» **OBJECTIVE**:
Write the records out again exactly, leaving no images in.

» **INFORMATION PROVIDED**:

— BEGIN —

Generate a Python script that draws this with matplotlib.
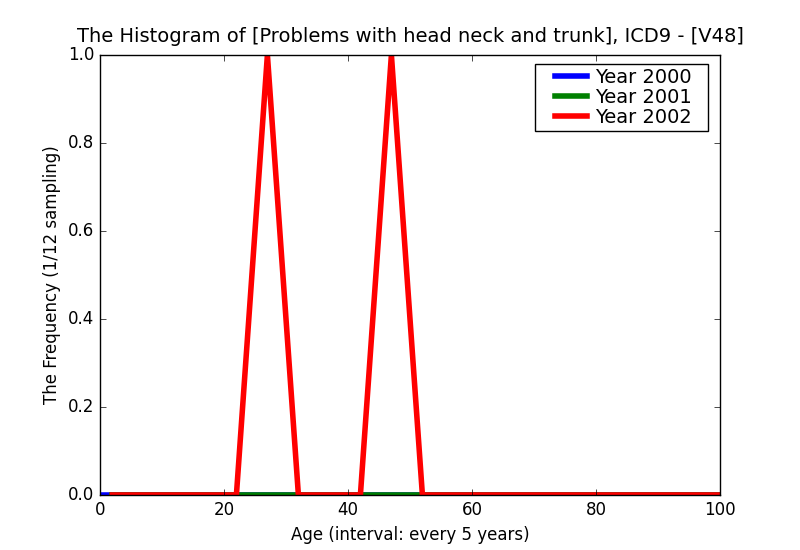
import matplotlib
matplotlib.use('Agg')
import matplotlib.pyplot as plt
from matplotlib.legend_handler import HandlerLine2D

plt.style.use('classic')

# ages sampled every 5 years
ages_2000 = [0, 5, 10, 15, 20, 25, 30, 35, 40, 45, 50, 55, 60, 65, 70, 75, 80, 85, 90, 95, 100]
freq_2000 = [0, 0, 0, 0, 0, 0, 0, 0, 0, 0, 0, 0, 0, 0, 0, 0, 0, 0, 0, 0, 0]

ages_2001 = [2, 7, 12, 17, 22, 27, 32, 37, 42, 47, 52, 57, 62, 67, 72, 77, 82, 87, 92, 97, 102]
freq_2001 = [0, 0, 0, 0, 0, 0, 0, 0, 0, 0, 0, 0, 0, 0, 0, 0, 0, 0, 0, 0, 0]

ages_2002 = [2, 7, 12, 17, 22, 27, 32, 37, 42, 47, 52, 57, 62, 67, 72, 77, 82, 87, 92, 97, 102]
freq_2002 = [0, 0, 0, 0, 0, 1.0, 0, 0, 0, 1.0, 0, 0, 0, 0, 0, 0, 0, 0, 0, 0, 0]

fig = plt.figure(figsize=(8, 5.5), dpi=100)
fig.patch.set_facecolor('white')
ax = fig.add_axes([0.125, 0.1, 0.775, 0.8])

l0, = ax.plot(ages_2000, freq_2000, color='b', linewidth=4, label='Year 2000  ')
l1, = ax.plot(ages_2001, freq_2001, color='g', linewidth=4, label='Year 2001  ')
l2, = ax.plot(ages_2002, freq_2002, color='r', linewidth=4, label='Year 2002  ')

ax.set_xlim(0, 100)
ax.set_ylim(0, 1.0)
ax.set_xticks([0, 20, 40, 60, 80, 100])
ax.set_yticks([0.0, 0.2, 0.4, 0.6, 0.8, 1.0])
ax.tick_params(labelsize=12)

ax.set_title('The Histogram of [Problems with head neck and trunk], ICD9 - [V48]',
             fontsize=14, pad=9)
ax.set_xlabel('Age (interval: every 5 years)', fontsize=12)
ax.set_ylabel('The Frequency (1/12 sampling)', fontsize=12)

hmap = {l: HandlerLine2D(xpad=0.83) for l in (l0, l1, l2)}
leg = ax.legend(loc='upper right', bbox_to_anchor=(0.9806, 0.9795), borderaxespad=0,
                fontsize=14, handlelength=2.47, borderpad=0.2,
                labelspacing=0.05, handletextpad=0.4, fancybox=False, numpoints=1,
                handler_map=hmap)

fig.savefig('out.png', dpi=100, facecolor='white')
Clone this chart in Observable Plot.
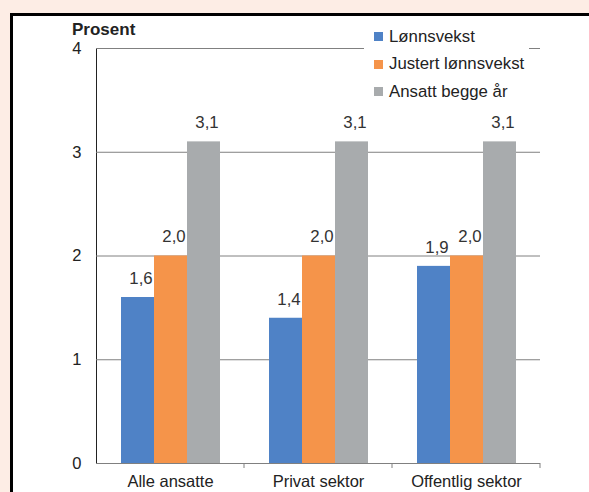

— END —

» **WRITTEN SOLUTION**:
Generate a Python script that draws this with matplotlib.
import matplotlib
matplotlib.use('Agg')
import matplotlib.pyplot as plt
from matplotlib.legend_handler import HandlerLine2D

plt.style.use('classic')

# ages sampled every 5 years
ages_2000 = [0, 5, 10, 15, 20, 25, 30, 35, 40, 45, 50, 55, 60, 65, 70, 75, 80, 85, 90, 95, 100]
freq_2000 = [0, 0, 0, 0, 0, 0, 0, 0, 0, 0, 0, 0, 0, 0, 0, 0, 0, 0, 0, 0, 0]

ages_2001 = [2, 7, 12, 17, 22, 27, 32, 37, 42, 47, 52, 57, 62, 67, 72, 77, 82, 87, 92, 97, 102]
freq_2001 = [0, 0, 0, 0, 0, 0, 0, 0, 0, 0, 0, 0, 0, 0, 0, 0, 0, 0, 0, 0, 0]

ages_2002 = [2, 7, 12, 17, 22, 27, 32, 37, 42, 47, 52, 57, 62, 67, 72, 77, 82, 87, 92, 97, 102]
freq_2002 = [0, 0, 0, 0, 0, 1.0, 0, 0, 0, 1.0, 0, 0, 0, 0, 0, 0, 0, 0, 0, 0, 0]

fig = plt.figure(figsize=(8, 5.5), dpi=100)
fig.patch.set_facecolor('white')
ax = fig.add_axes([0.125, 0.1, 0.775, 0.8])

l0, = ax.plot(ages_2000, freq_2000, color='b', linewidth=4, label='Year 2000  ')
l1, = ax.plot(ages_2001, freq_2001, color='g', linewidth=4, label='Year 2001  ')
l2, = ax.plot(ages_2002, freq_2002, color='r', linewidth=4, label='Year 2002  ')

ax.set_xlim(0, 100)
ax.set_ylim(0, 1.0)
ax.set_xticks([0, 20, 40, 60, 80, 100])
ax.set_yticks([0.0, 0.2, 0.4, 0.6, 0.8, 1.0])
ax.tick_params(labelsize=12)

ax.set_title('The Histogram of [Problems with head neck and trunk], ICD9 - [V48]',
             fontsize=14, pad=9)
ax.set_xlabel('Age (interval: every 5 years)', fontsize=12)
ax.set_ylabel('The Frequency (1/12 sampling)', fontsize=12)

hmap = {l: HandlerLine2D(xpad=0.83) for l in (l0, l1, l2)}
leg = ax.legend(loc='upper right', bbox_to_anchor=(0.9806, 0.9795), borderaxespad=0,
                fontsize=14, handlelength=2.47, borderpad=0.2,
                labelspacing=0.05, handletextpad=0.4, fancybox=False, numpoints=1,
                handler_map=hmap)

fig.savefig('out.png', dpi=100, facecolor='white')
Clone this chart in Observable Plot.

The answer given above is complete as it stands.